First, remember to configure your sentic_gcn_config.json file INSIDE the module itself. The config file is located at path "config/sentic_gcn_config.json"

We import the modules first, then train the model. 

IF YOU HAVE ALREADY TRAINED THE MODEL, DO NOT RUN THIS AGAIN! ONLY RUN THIS ONCE! 

In [None]:
# Import the training modules 
from sgnlp.models.sentic_gcn.train import SenticGCNTrainer, SenticGCNBertTrainer
from sgnlp.models.sentic_gcn.utils import parse_args_and_load_config, set_random_seed
import sys 

In [None]:
# Training the model. Takes a few hours to complete. Only run if you have not run before. 

# Required not to throw argparse error 
sys.argv = ['']
del sys 

# Instantiate the config file and start the training 
cfg = parse_args_and_load_config(config_path="config/sentic_gcn_config.json")
if cfg.seed is not None:
    set_random_seed(cfg.seed)
# Using SenticGCNTrainer
trainer = SenticGCNTrainer(cfg) if cfg.model == "senticgcn" else SenticGCNBertTrainer(cfg)
trainer.train()

After training, evaluate our code to see how accurate your model is. Remember to configure your sentic_gcn_config.json file INSIDE the module itself, under eval_args. Path: "config/sentic_gcn_config.json"

Acc: 0.7590987868284229 \
F1: 0.7558443499898401

In [None]:
# Import modules for evaluation first 
from sgnlp.models.sentic_gcn.eval import SenticGCNEvaluator, SenticGCNBertEvaluator
from sgnlp.models.sentic_gcn.utils import parse_args_and_load_config, set_random_seed
import sys 

In [None]:
# Evaluating the model's performance on a test dataset 

# Required not to throw argparse error 
sys.argv = ['']
del sys 

# Instantiate the config file and start the evaluation 
cfg = parse_args_and_load_config(config_path="config/sentic_gcn_config.json")
print(cfg)
if cfg.seed is not None:
    set_random_seed(cfg.seed)
evaluator = SenticGCNEvaluator(cfg) if cfg.model == "senticgcn" else SenticGCNBertEvaluator(cfg)
evaluator.evaluate()

After evaluating and training the model, we can actually input data into it now and get it to output its evaluation. The code below requests for user input, and provides an evaluated sentiment

In [1]:
# Import necessary modules first 
from sgnlp.models.sentic_gcn import(
    SenticGCNConfig,
    SenticGCNModel,
    SenticGCNEmbeddingConfig,
    SenticGCNEmbeddingModel,
    SenticGCNTokenizer,
    SenticGCNPreprocessor,
    SenticGCNPostprocessor,
    download_tokenizer_files,
)
from inputhelper import (
    inputString, 
    inputInt, 
    inputList
)

  from .autonotebook import tqdm as notebook_tqdm


In [11]:
# Gets input from the user 

# constants 
SENTENCE = "sentence"
ASPECTS = "aspects"

# Gets number of inputs 
num_sentences = inputInt("How many sentences do you want to evaluate?\n", min=1, max=20)

# Instantiate inputs 
inputs = [{} for _ in range(num_sentences)]

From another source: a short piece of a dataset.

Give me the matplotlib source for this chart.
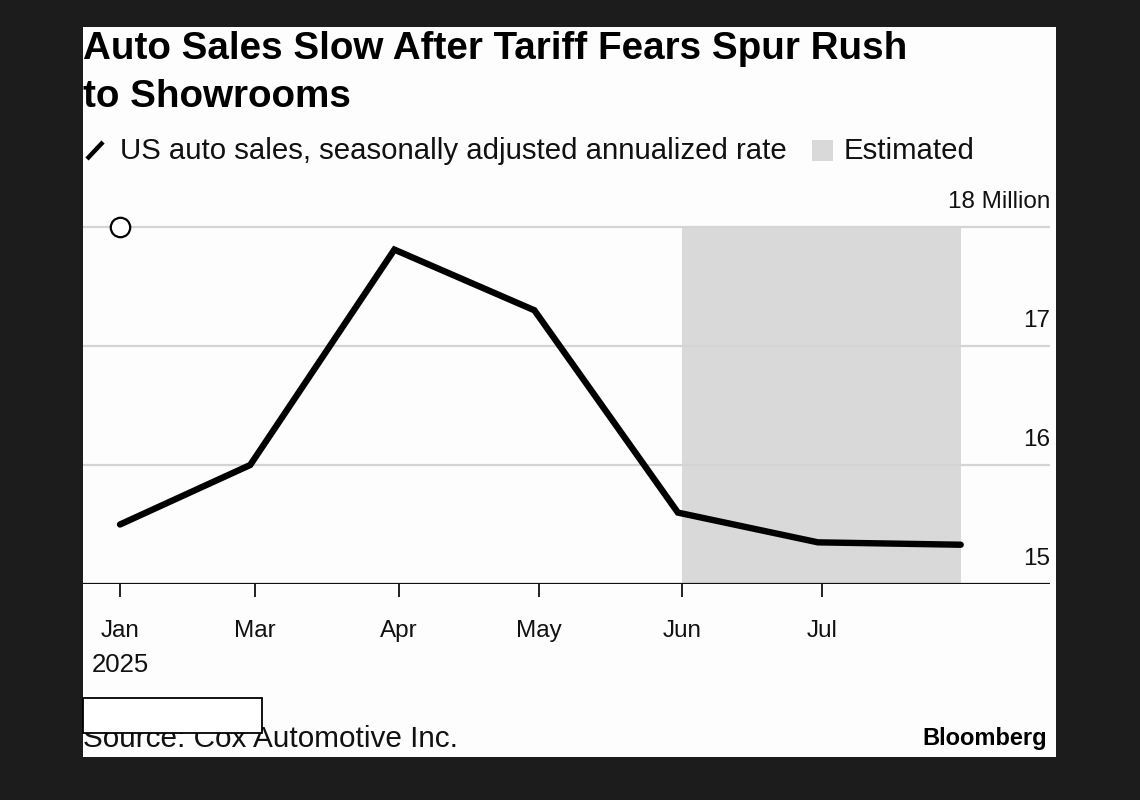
import matplotlib
matplotlib.use("Agg")
import matplotlib.pyplot as plt
from matplotlib.patches import Rectangle
from matplotlib.lines import Line2D

# ---- data ----
x_vals = [0.0, 0.93, 1.96, 2.96, 3.985, 4.985, 6.005]
sales = [15.50, 16.00, 17.81, 17.30, 15.60, 15.35, 15.33]
tick_x = [0.0, 0.965, 1.99, 2.99, 4.015, 5.015]
tick_labels = ["Jan", "Mar", "Apr", "May", "Jun", "Jul"]
est_start, est_end = 4.015, 6.005
y_ticks = [15, 16, 17, 18]
y_labels = ["15", "16", "17", "18 Million"]
marker_point = (0.0, 18.0)

W, H = 1140, 800
FONT = "Liberation Sans"
plt.rcParams["font.family"] = [FONT, "DejaVu Sans"]

fig = plt.figure(figsize=(W / 100, H / 100), dpi=100, facecolor="#1c1c1c")

def fx(px):
    return px / W

def fy(py):
    return 1 - py / H

# white panel
fig.patches.append(Rectangle((fx(83), fy(757)), fx(1056) - fx(83), fy(27) - fy(757),
                             transform=fig.transFigure, facecolor="#fdfdfd",
                             edgecolor="none", zorder=-5))

# axes: left 83 px, right 1050 px, bottom 584 px (15), top 197.25 px
ax = fig.add_axes([fx(83), fy(584), fx(1050) - fx(83), (584 - 197.25) / H])
ax.set_zorder(2)
ax.set_facecolor("none")
ax.set_xlim(-37 / 140, 930 / 140)
ax.set_ylim(15, 18.25)

# shaded estimated region
ax.axvspan(est_start, est_end, ymin=0, ymax=3 / 3.25, color="#d9d9d9", lw=0, zorder=1)

# gridlines
for yv in y_ticks[1:]:
    ax.axhline(yv, color="#d4d4d4", lw=1.6, zorder=2)
ax.axhline(15, color="#111111", lw=1.6, zorder=4)

# line
ax.plot(x_vals, sales, color="black", lw=4.6, solid_capstyle="round",
        solid_joinstyle="miter", zorder=5)
ax.plot([marker_point[0]], [marker_point[1]], marker="o", ms=14, mfc="white",
        mec="black", mew=1.6, zorder=6, clip_on=False)

for s in ax.spines.values():
    s.set_visible(False)
ax.set_yticks([])
ax.set_xticks(tick_x)
ax.set_xticklabels(tick_labels, fontsize=17.5, color="#111111")
ax.tick_params(axis="x", length=9, width=1.3, color="#111111", pad=17)

# y labels on right above gridlines
for yv, lab in zip(y_ticks, y_labels):
    ax.annotate(lab, xy=(1.0, yv), xycoords=("axes fraction", "data"),
                xytext=(0, 10), textcoords="offset points",
                ha="right", va="bottom", fontsize=17.5, color="#111111")

# year label
ax.annotate("2025", xy=(0.0, 15), xycoords="data", xytext=(0, -50),
            textcoords="offset points", ha="center", va="top", fontsize=18.5,
            color="#111111")

# title
fig.text(fx(83), fy(49), "Auto Sales Slow After Tariff Fears Spur Rush",
         fontsize=27.8, fontweight="bold", ha="left", va="center", color="black")
fig.text(fx(83), fy(97), "to Showrooms",
         fontsize=27.8, fontweight="bold", ha="left", va="center", color="black")

# legend
fig.lines.append(Line2D([fx(87), fx(103)], [fy(159), fy(142)], transform=fig.transFigure,
                        color="black", lw=3.2, solid_capstyle="butt"))
fig.text(fx(120), fy(151), "US auto sales, seasonally adjusted annualized rate",
         fontsize=21.2, ha="left", va="center", color="#111111")
fig.patches.append(Rectangle((fx(812), fy(161)), fx(833) - fx(812), fy(140) - fy(161),
                             transform=fig.transFigure, facecolor="#d9d9d9",
                             edgecolor="none"))
fig.text(fx(844), fy(151), "Estimated", fontsize=21.2, ha="left", va="center",
         color="#111111")

# footer
fig.text(fx(83), fy(739), "Source: Cox Automotive Inc.", fontsize=21.4,
         ha="left", va="center", color="#111111", zorder=1)
fig.patches.append(Rectangle((fx(83), fy(733)), fx(262) - fx(83), fy(698) - fy(733),
                             transform=fig.transFigure, facecolor="white",
                             edgecolor="black", lw=1.3, zorder=5))
fig.text(fx(1047), fy(739), "Bloomberg", fontsize=17, fontweight="bold",
         ha="right", va="center", color="black")

fig.savefig("out.png", dpi=100, facecolor=fig.get_facecolor())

for i in range(num_sentences):
    inputs[i][SENTENCE] = inputString("Enter the text you wish to evaluate:\n")
    inputs[i][ASPECTS] = inputList("Enter the aspects you wish to evaluate, separating them with backslashes (/):\n")


In [12]:
# Gets user input, parses it into inputs for the model, and runs the model 

# Ensure that input exists 
try:
    assert len(inputs) > 0
except NameError:
    raise 
except AssertionError:
    raise 

# Obtaining the tokenizer. NOT SURE what argument to put 
tokenizer = SenticGCNTokenizer.from_pretrained("./tokenizers/senticgcn/")

# Obtaining the config variable for the MODEL
config = SenticGCNConfig.from_pretrained(
    "./models/senticgcn/config.json"
)

# Obtaining the model itself 
model = SenticGCNModel.from_pretrained(
    "./models/senticgcn/pytorch_model.bin",
    config=config
)

# Obtaining the config variable for the embedding model 
embed_config = SenticGCNEmbeddingConfig.from_pretrained(
    "./embed_models/senticgcn_embed_semeval14_rest/config.json"
)

# Obtaining the embedding model itself 
embed_model = SenticGCNEmbeddingModel.from_pretrained(
    "./embed_models/senticgcn_embed_semeval14_rest/pytorch_model.bin",
    config=embed_config
)

# Getting the preprocessor from everything 
preprocessor = SenticGCNPreprocessor(
    tokenizer=tokenizer, embedding_model=embed_model,
    senticnet="./senticNet/senticnet.pickle",
    device="cpu")

# Postprocessor for everything 
postprocessor = SenticGCNPostprocessor()

# Getting the raw outputs from the preprocessor 
processed_inputs, processed_indices = preprocessor(inputs)
raw_outputs = model(processed_indices)

# Getting the postprocessor outputs 
post_outputs = postprocessor(processed_inputs=processed_inputs, model_outputs=raw_outputs)

for output in post_outputs:
    print(output) 



In [17]:
# Parse and return the data from the model 

# Verify that outputs exist 
# print(post_outputs)
try:
    assert len(post_outputs) >= 0
except NameError:
    raise
except AssertionError:
    raise 

# List storing all dictionaries with sentiments 
total_results = []

for output in post_outputs:
    output_sentiments = {} 
    for i in range(len(output['labels'])):
        resultant_phrase = ' '.join([output['sentence'][j] for j in output['aspects'][i]])
        # resultant_phrase = ' '.join([output['sentence'][j] for j in range(len(output['aspects'][i]))])
        output_sentiments[resultant_phrase] = output['labels'][i]

# Better way of expressing, please...
print(output_sentiments)

{'Adani': -1, 'Hindenburg': -1}